━━━━━ SUPPLIED MATERIAL

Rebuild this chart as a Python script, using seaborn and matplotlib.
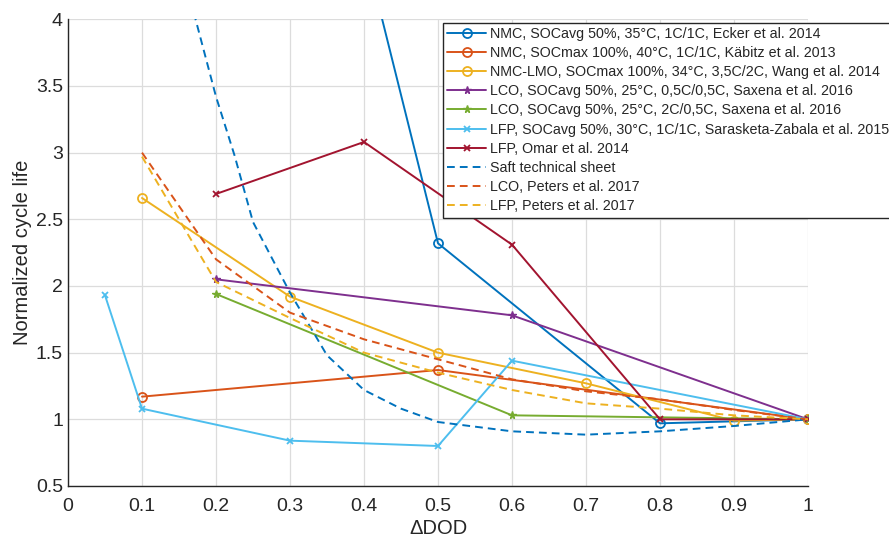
import matplotlib
matplotlib.use("Agg")
import matplotlib.pyplot as plt
import seaborn as sns
import pandas as pd

# ---- data ----
ecker_x = [0.2, 0.5, 0.8, 1.0]
ecker_y = [9.0, 2.32, 0.97, 1.0]

kabitz_x = [0.1, 0.5, 1.0]
kabitz_y = [1.17, 1.37, 1.0]

wang_x = [0.1, 0.3, 0.5, 0.7, 0.9, 1.0]
wang_y = [2.66, 1.92, 1.50, 1.27, 0.99, 1.0]

saxena05_x = [0.2, 0.6, 1.0]
saxena05_y = [2.05, 1.78, 1.0]

saxena2_x = [0.2, 0.6, 1.0]
saxena2_y = [1.94, 1.03, 1.0]

saras_x = [0.05, 0.1, 0.3, 0.5, 0.6, 1.0]
saras_y = [1.93, 1.08, 0.84, 0.80, 1.44, 1.0]

omar_x = [0.2, 0.4, 0.6, 0.8, 1.0]
omar_y = [2.69, 3.08, 2.31, 1.0, 1.0]

saft_x = [0.17, 0.2, 0.225, 0.25, 0.3, 0.35, 0.4, 0.45, 0.5, 0.6, 0.7, 0.8, 0.9, 1.0]
saft_y = [4.05, 3.42, 2.98, 2.48, 1.95, 1.48, 1.22, 1.08, 0.98, 0.91, 0.885, 0.91, 0.95, 1.0]

peters_lco_x = [0.1, 0.15, 0.2, 0.3, 0.4, 0.5, 0.6, 0.7, 0.8, 0.9, 1.0]
peters_lco_y = [3.0, 2.6, 2.2, 1.8, 1.6, 1.45, 1.3, 1.21, 1.15, 1.07, 1.0]

peters_lfp_x = [0.1, 0.15, 0.2, 0.3, 0.4, 0.5, 0.6, 0.7, 0.8, 0.9, 1.0]
peters_lfp_y = [2.97, 2.5, 2.03, 1.76, 1.5, 1.35, 1.22, 1.12, 1.08, 1.03, 1.0]

labels = [
    "NMC, SOCavg 50%, 35°C, 1C/1C, Ecker et al. 2014",
    "NMC, SOCmax 100%, 40°C, 1C/1C, Käbitz et al. 2013",
    "NMC-LMO, SOCmax 100%, 34°C, 3,5C/2C, Wang et al. 2014",
    "LCO, SOCavg 50%, 25°C, 0,5C/0,5C, Saxena et al. 2016",
    "LCO, SOCavg 50%, 25°C, 2C/0,5C, Saxena et al. 2016",
    "LFP, SOCavg 50%, 30°C, 1C/1C, Sarasketa-Zabala et al. 2015",
    "LFP, Omar et al. 2014",
    "Saft technical sheet",
    "LCO, Peters et al. 2017",
    "LFP, Peters et al. 2017",
]
xticks = [0, 0.1, 0.2, 0.3, 0.4, 0.5, 0.6, 0.7, 0.8, 0.9, 1]
xticklabels = ["0", "0.1", "0.2", "0.3", "0.4", "0.5", "0.6", "0.7", "0.8", "0.9", "1"]
yticks = [0.5, 1, 1.5, 2, 2.5, 3, 3.5, 4]
yticklabels = ["0.5", "1", "1.5", "2", "2.5", "3", "3.5", "4"]

# ---- style ----
sns.set_style("white")
plt.rcParams["font.family"] = ["Liberation Sans", "DejaVu Sans"]

c_blue = "#0072BD"
c_orange = "#D95319"
c_yellow = "#EDB120"
c_purple = "#7E2F8E"
c_green = "#77AC30"
c_lblue = "#4DBEEE"
c_red = "#A2142F"

series = [
    (ecker_x, ecker_y, c_blue, "o", "-"),
    (kabitz_x, kabitz_y, c_orange, "o", "-"),
    (wang_x, wang_y, c_yellow, "o", "-"),
    (saxena05_x, saxena05_y, c_purple, "*", "-"),
    (saxena2_x, saxena2_y, c_green, "*", "-"),
    (saras_x, saras_y, c_lblue, "x", "-"),
    (omar_x, omar_y, c_red, "x", "-"),
    (saft_x, saft_y, c_blue, None, "--"),
    (peters_lco_x, peters_lco_y, c_orange, None, "--"),
    (peters_lfp_x, peters_lfp_y, c_yellow, None, "--"),
]

fig = plt.figure(figsize=(8.89, 5.40), dpi=100)
ax = fig.add_axes([68 / 889, 1 - 486 / 540, 740 / 889, (486 - 19.3) / 540])

for (xs, ys, col, mk, ls), lab in zip(series, labels):
    df = pd.DataFrame({"x": xs, "y": ys})
    kw = dict(color=col, linewidth=1.4, label=lab, ax=ax, estimator=None, sort=False)
    if ls == "--":
        kw["linestyle"] = (0, (4.0, 2.6))
    if mk is not None:
        kw["marker"] = mk
        kw["mec"] = col
        if mk == "o":
            kw["mfc"] = "none"
            kw["markersize"] = 6.5
            kw["mew"] = 1.3
        elif mk == "x":
            kw["markersize"] = 5
            kw["mew"] = 1.3
        else:
            kw["mfc"] = col
            kw["markersize"] = 5.5
            kw["mew"] = 1.0
    sns.lineplot(data=df, x="x", y="y", **kw)

ax.set_xlim(0, 1)
ax.set_ylim(0.5, 4)
ax.set_xticks(xticks)
ax.set_xticklabels(xticklabels)
ax.set_yticks(yticks)
ax.set_yticklabels(yticklabels)
ax.grid(True, color="#dcdcdc", linewidth=0.9)
ax.set_axisbelow(True)
for s in ["top", "right"]:
    ax.spines[s].set_visible(False)
for s in ["left", "bottom"]:
    ax.spines[s].set_color("#262626")
    ax.spines[s].set_linewidth(1.0)
ax.tick_params(direction="in", length=5, width=1.0, color="#262626",
               labelsize=14, labelcolor="#262626")
ax.tick_params(axis="y", pad=3.6)
ax.tick_params(axis="x", pad=8.5)
ax.set_xlabel("ΔDOD", fontsize=14.5, color="#262626", labelpad=3)
ax.set_ylabel("Normalized cycle life", fontsize=14.5, color="#262626", labelpad=3)

leg = ax.legend(loc="upper left", bbox_to_anchor=(0.507, 0.993), fontsize=10.3,
                frameon=True, fancybox=False, edgecolor="#262626", framealpha=1,
                handlelength=2.7, handletextpad=0.3, labelspacing=0.36,
                borderpad=0.3, borderaxespad=0.0)
leg.get_frame().set_linewidth(1.0)

fig.savefig("out.png", dpi=100)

━━━━━━━━━━

### YOUR OBJECTIVE
Extract the lines exactly, please: the first line of the listing, the line with "kabitz_y = [1.17, 1.37, 1.0]", and every line between them, but no pictures.

### ANSWER TO THE PROBLEM
Rebuild this chart as a Python script, using seaborn and matplotlib.
import matplotlib
matplotlib.use("Agg")
import matplotlib.pyplot as plt
import seaborn as sns
import pandas as pd

# ---- data ----
ecker_x = [0.2, 0.5, 0.8, 1.0]
ecker_y = [9.0, 2.32, 0.97, 1.0]

kabitz_x = [0.1, 0.5, 1.0]
kabitz_y = [1.17, 1.37, 1.0]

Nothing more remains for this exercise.